I suppose when I listen to “Fearless” (“I’ll shoot a game of pool with the grim reaper and let him beat me; I’ll meet Jeffrey Dahlmer at some kind of bar, let him take me home and eat me”)  or  “The Juggla” (“If you're a little kid I'm a take ya/And if you're neck I'm a break ya/If you're an old lady I'm a mug ya/ Cuz bitch, you can't fuck with the juggla”) I do feel, like Marlow, “as if something altogether monstrous, intolerable to thought and odious to the soul had been thrust upon me unexpectedly.”  And of course, I am carefully selecting the least offensive lyrics to quote here; most of them are simply nothing I would want to repeat in any public medium of communication. 

But for me, ICP are more than monstrous. They are also funny.  The song, “I Stuck Her with My Wang” is simply unprintable, describing X-rated acts in every imaginable place including the home improvement aisle of Meier’s.  I enjoy their attack on the materialism of Christmas (although they insult one of my favorite holiday characters) in “Santa Claus is a Fat B---, another year and I ain’t got s—t”.  I like the audacity and absurdity of “The Neden Game” song (“To get your attention in a crowded place/I’d walk right up and stick my --- in your face”) and the braggadocio of “Whut” (“Had syphilis three times/committed mad felony crimes”).

They are also spiritual.  Everyone talks about (and makes fun of) their song “Miracles,” but I love it.  I love the message about “taking nothing for granted,” as we see all the wonders of creation around us every day.  I also appreciate the question, “Where’s God when the s—t goes down?” Rapping about suffering in the world, they ask, “If he was up there chillin', lettin' this happen/ Doin' nuttin', He'd be in need of a slappin'/But we're all clueless to how it works/There are no experts and that's what hurts.” Okay, so it’s maybe not as eloquent as the Book of Job, but it makes the same point, and speaks to the same spiritual longing.
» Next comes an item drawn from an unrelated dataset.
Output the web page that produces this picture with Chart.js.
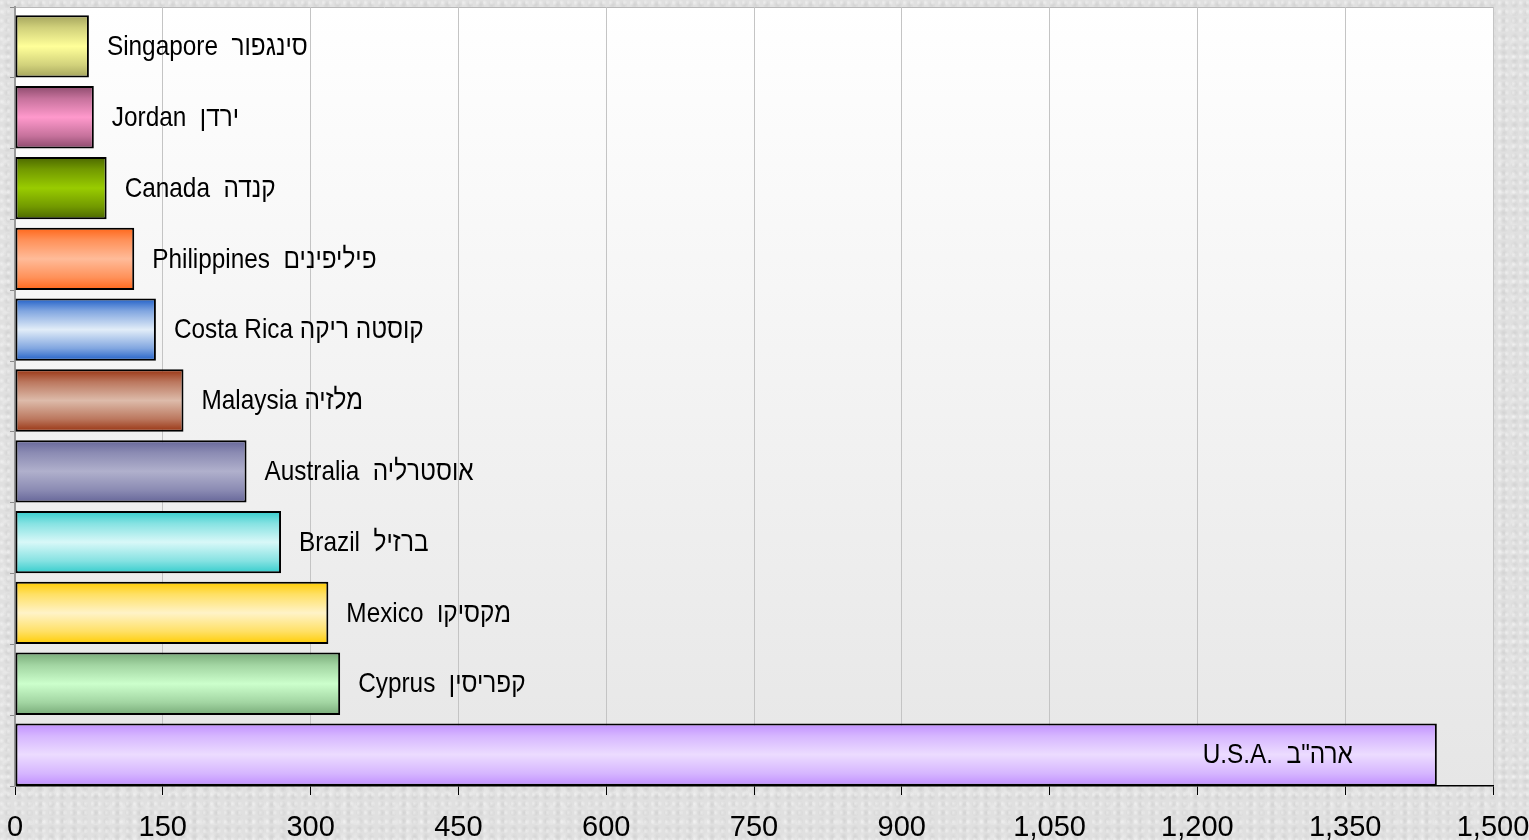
<!DOCTYPE html>
<html>
<head>
<meta charset="utf-8">
<title>Chart</title>
<script src="https://cdn.jsdelivr.net/npm/chart.js@4"></script>
<style>
    html, body { margin: 0; padding: 0; }
    body {
        width: 1529px; height: 840px; overflow: hidden;
        background-color: #e0e0e0;
        background-image:
            radial-gradient(circle at 20% 30%, rgba(255,255,255,0.45) 0, rgba(255,255,255,0) 3px),
            radial-gradient(circle at 70% 60%, rgba(170,170,170,0.25) 0, rgba(170,170,170,0) 4px),
            radial-gradient(circle at 40% 80%, rgba(250,250,250,0.35) 0, rgba(250,250,250,0) 5px);
        background-size: 7px 9px, 11px 8px, 13px 15px;
    }
    canvas { display: block; }
</style>
</head>
<body>
<canvas id="chart" width="1529" height="840"></canvas>
<script>
// Datos del gráfico (de arriba hacia abajo)
const categories = [
    'Singapore  סינגפור',
    'Jordan  ירדן',
    'Canada  קנדה',
    'Philippines  פיליפינים',
    'Costa Rica קוסטה ריקה',
    'Malaysia מלזיה',
    'Australia  אוסטרליה',
    'Brazil  ברזיל',
    'Mexico  מקסיקו',
    'Cyprus  קפריסין',
    'U.S.A.  ארה"ב'
];
const values = [75, 80, 93, 121, 143, 171, 235, 270, 318, 330, 1443];
const xMin = 0;
const xMax = 1500;
const xStep = 150;

// Colores de cada barra: [borde oscuro, centro claro]
const barColors = [
    ['#a3a35c', '#ffff99'],
    ['#8c4a6c', '#ff99cc'],
    ['#4a6600', '#99cc00'],
    ['#ff6619', '#ffbb99'],
    ['#1f5fc8', '#e2edf8'],
    ['#993311', '#ddbbaa'],
    ['#666699', '#b0b0cc'],
    ['#33cccc', '#d8f8f8'],
    ['#ffcc00', '#fff3c8'],
    ['#78aa78', '#ccffcc'],
    ['#c08fff', '#ecdcff']
];

const BAR_PCT = 0.88;
const BAR_SHIFT = 4;        // en el original las barras quedan pegadas al borde inferior de su franja
const LABEL_GAP = 18;
const LABEL_INSIDE = 84;
const TEXT_SQUEEZE = 0.87;  // el texto del original es algo más estrecho que Arial

function mix(a, b, t) {
    const pa = parseInt(a.slice(1), 16), pb = parseInt(b.slice(1), 16);
    const r = Math.round(((pa >> 16) & 255) * (1 - t) + ((pb >> 16) & 255) * t);
    const g = Math.round(((pa >> 8) & 255) * (1 - t) + ((pb >> 8) & 255) * t);
    const bl = Math.round((pa & 255) * (1 - t) + (pb & 255) * t);
    return `rgb(${r},${g},${bl})`;
}

function barFill(context) {
    const chart = context.chart;
    const area = chart.chartArea;
    const pair = barColors[context.dataIndex % barColors.length];
    if (!area || !chart.scales.y) return pair[0];
    const yc = chart.scales.y.getPixelForValue(context.dataIndex);
    const half = (area.height / categories.length) * BAR_PCT / 2;
    const g = chart.ctx.createLinearGradient(0, yc - half, 0, yc + half);
    g.addColorStop(0, pair[0]);
    g.addColorStop(0.2, mix(pair[0], pair[1], 0.5));
    g.addColorStop(0.5, pair[1]);
    g.addColorStop(0.8, mix(pair[0], pair[1], 0.5));
    g.addColorStop(1, pair[0]);
    return g;
}

// Fondo del área del gráfico
const plotBackground = {
    id: 'plotBackground',
    beforeDraw(chart) {
        const { ctx, chartArea: a } = chart;
        ctx.save();
        const g = ctx.createLinearGradient(0, a.top, 0, a.bottom);
        g.addColorStop(0, '#ffffff');
        g.addColorStop(1, '#e6e6e6');
        ctx.fillStyle = g;
        ctx.fillRect(a.left, a.top, a.right - a.left, a.bottom - a.top);
        ctx.strokeStyle = '#b8b8b8';
        ctx.lineWidth = 1;
        ctx.beginPath();
        ctx.moveTo(a.left, a.top + 0.5);
        ctx.lineTo(a.right + 0.5, a.top + 0.5);
        ctx.lineTo(a.right + 0.5, a.bottom);
        ctx.stroke();
        ctx.restore();
    }
};

// Desplazamiento de las barras + etiquetas junto a cada barra
const barLabels = {
    id: 'barLabels',
    beforeDatasetsDraw(chart) {
        chart.ctx.save();
        chart.ctx.translate(0, BAR_SHIFT);
    },
    afterDatasetsDraw(chart) {
        const { ctx, chartArea: a } = chart;
        ctx.restore();
        const meta = chart.getDatasetMeta(0);
        ctx.save();
        ctx.font = '28px "Liberation Sans", Arial, sans-serif';
        ctx.fillStyle = '#000';
        ctx.textBaseline = 'middle';
        ctx.direction = 'ltr';
        meta.data.forEach((bar, i) => {
            const text = categories[i];
            const w = ctx.measureText(text).width * TEXT_SQUEEZE;
            let x = bar.x + LABEL_GAP;
            let align = 'left';
            if (x + w > a.right - 4) {
                align = 'right';
                x = bar.x - LABEL_INSIDE;
            }
            ctx.save();
            ctx.translate(x, bar.y + BAR_SHIFT + 1);
            ctx.scale(TEXT_SQUEEZE, 1);
            ctx.textAlign = align;
            ctx.fillText(text, 0, 0);
            ctx.restore();
        });
        ctx.restore();
    }
};

document.addEventListener('DOMContentLoaded', function () {
    const ctx = document.getElementById('chart').getContext('2d');
    new Chart(ctx, {
        type: 'bar',
        data: {
            labels: categories,
            datasets: [{
                data: values,
                backgroundColor: barFill,
                borderColor: '#000000',
                borderWidth: 2,
                borderSkipped: false,
                barPercentage: BAR_PCT,
                categoryPercentage: 1,
                clip: 8
            }]
        },
        options: {
            indexAxis: 'y',
            responsive: false,
            animation: false,
            devicePixelRatio: 1,
            layout: { padding: { top: 7, left: 0, right: 36, bottom: 0 } },
            plugins: {
                legend: { display: false },
                tooltip: { enabled: false },
                title: { display: false }
            },
            scales: {
                x: {
                    min: xMin,
                    max: xMax,
                    afterFit(scale) {
                        scale.paddingLeft = 0;
                        scale.paddingRight = 0;
                        scale.height = 54;
                    },
                    ticks: {
                        stepSize: xStep,
                        color: '#000',
                        padding: 16,
                        maxRotation: 0,
                        font: { family: '"Liberation Sans Narrow", "Liberation Sans", Arial, sans-serif', size: 29 },
                        callback: v => Number(v).toLocaleString('en-US')
                    },
                    grid: {
                        color: '#c4c4c4',
                        tickColor: '#000',
                        tickLength: 9,
                        lineWidth: 1
                    },
                    border: { color: '#000', width: 1.5 }
                },
                y: {
                    afterFit(scale) {
                        scale.width = 15;
                    },
                    ticks: { display: false },
                    grid: {
                        drawOnChartArea: false,
                        tickLength: 5,
                        tickColor: '#8a8a8a'
                    },
                    border: { color: '#9a9a9a', width: 2 }
                }
            }
        },
        plugins: [plotBackground, barLabels]
    });
});
</script>
</body>
</html>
When someone crosses my boundaries or threatens my loved ones, I am able (by the grace of God) to exercise restraint most of the time and not react with hate and anger.  During such times, to access and release my feelings, I have listened to (and sung along with) one of my favorite ICP songs, “Rainbows and Stuff,” over and over, at top volume:

“I like ice cream, cherry pie and lemonade with summer breeze
I like rainbows, leafy trails and puppy dogs with bumble bees
I like cotton candy, gum and bumper cars and carnivals
Golden skies and hazel eyes and sand in between my toes BUT
something tells me that I hate you
something tells me I must kill you…” 

This act of catharsis/sublimation ultimately enables me to act more sanely and rationally, with genuine love and tolerance of others, even those who seek to harm me.

ICP lyrics have, in the words of Conrad, “to my mind, the terrific suggestiveness of words heard in dreams, of phrases spoken in nightmares.” The line, “I turn the moon off and dance in the darkness” (“Jump Around”) is one of the finest images I can imagine. Of Violent J or Shaggy I might say, with Marlow, “He had kicked himself loose of the earth.  Confound the man!  He had kicked the very earth to pieces.”


Yes, I do remember Insane Clown Posse’s “abject threats, the colossal scale of [their] vile desires…”  (“I ate a dead body; I ain’t proud of it; I told you all about it and you applauded” –“Down with the Clown”) but when I read about “Steak, Blow Job and Shut the F--k up Day” in a supposedly funny email about Valentine’s Day, where “now it’s the guy’s turn for a holiday” or when old men start shooting themselves in front of schoolchildren to protest gay marriage, or a principal tells a bullied girl to “be less outspoken” to avoid her classmates’ death threats,  I turn to Insane Clown Posse, as Marlow turns to Kurtz, “for relief, positively for relief.” I, too, will remain loyal to the Nightmare of my choice.